UN GIORNO VERRÒ A LANCIARE SASSI ALLA TUA FINESTRA – Claudia Durastanti

“Erano giovani, creativi, arrabbiati: era tutto in mano a loro e loro avrebbero spaccato tutto, avrebbero distrutto il mondo per renderlo un posto più decente in cui vivere, un posto in cui le persone si toccassero davvero e non avessero paura”. 

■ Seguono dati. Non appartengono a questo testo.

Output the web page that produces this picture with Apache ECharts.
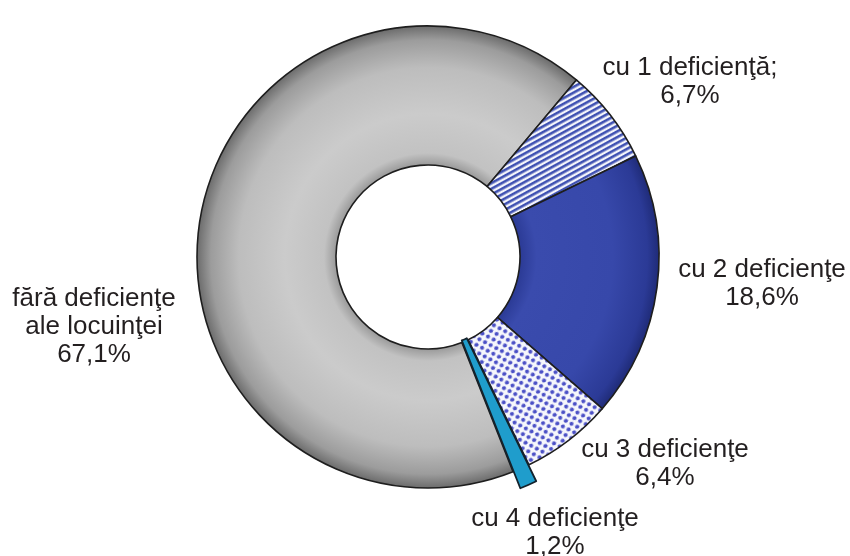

L’America è un’adolescenza senza fine, scrive Ben Lerner in “Topeka school”. Mi è venuta in mente, questa frase, mentre leggevo “Un giorno verrò a lanciare sassi alla tua finestra”, il romanzo di esordio di Claudia Durastanti, ripubblicato dopo dieci anni da La nave di Teseo nella scia del grande successo de “La straniera”, finalista allo Strega nel 2019 e libro dell’anno per Telegraph Avenue. Ho incontrato Claudia Durastanti al Salerno Letteratura in un’afosa serata di luglio intitolata “In quanti modi si è stranieri”. L’identità multipla è uno dei tratti della personalità della Durastanti, forse quello che risalta più di ogni altro. Nata a Brooklyn da genitori italiani, Claudia è di madrelingua inglese, la lingua che utilizza su Twitter, ma i romanzi li scrive in italiano. È in corso la traduzione in inglese de “La straniera”, ha raccontato nel corso della serata, siamo a buon punto ma abbiamo un problema col titolo: “The stranger” è stato già usato da Camus. Straniera. È una parola ricorrente nel suo vocabolario, quella che più le si addice, un segno distintivo, una specie di marchio. Sulla copia del romanzo che mi sono portato dietro per la firma, mi ha scritto “Ad Angelo, da straniera a straniero”. Per certi versi, stranieri lo sono anche i protagonisti di “Un giorno verrò a lanciare sassi alla tua finestra”: un gruppo di giovani, più o meno newyorkesi, che in un’eterno presente, come se il futuro non dovesse mai sorprenderli, vivono ansie, amori, incertezze. Sono ragazzi fragili e spregiudicati. Più segnati che sognanti. Le loro esistenze precarie si intersecano in una ciclicità vibrante ma malinconica. La storia di Jane e Michael è la parte migliore del libro. Non so perché, Jane l’ho immaginata con il volto e la voce dell’autrice. La sua stessa intensità, lo stesso disincanto operoso. L’incontro con Michael è una girandola di emozioni tutta giocata sui distacchi e sui ritorni. La Durastanti si è formata leggendo tanta letteratura americana, tanto Bret Easton Ellis soprattutto. Mentre ero immerso nella lettura del suo romanzo di esordio ho pensato proprio all’esordio di Ellis – “Meno di zero” – a quella gioventù sbandata della California degli anni Ottanta, in quel caso ricca e viziata, ma eternamente adolescente come questa.  “Un giorno verrò a lanciare sassi alla tua finestra” è un libro americano o è un libro italiano? È un bel libro. Stranieri tutti. Stranieri sempre.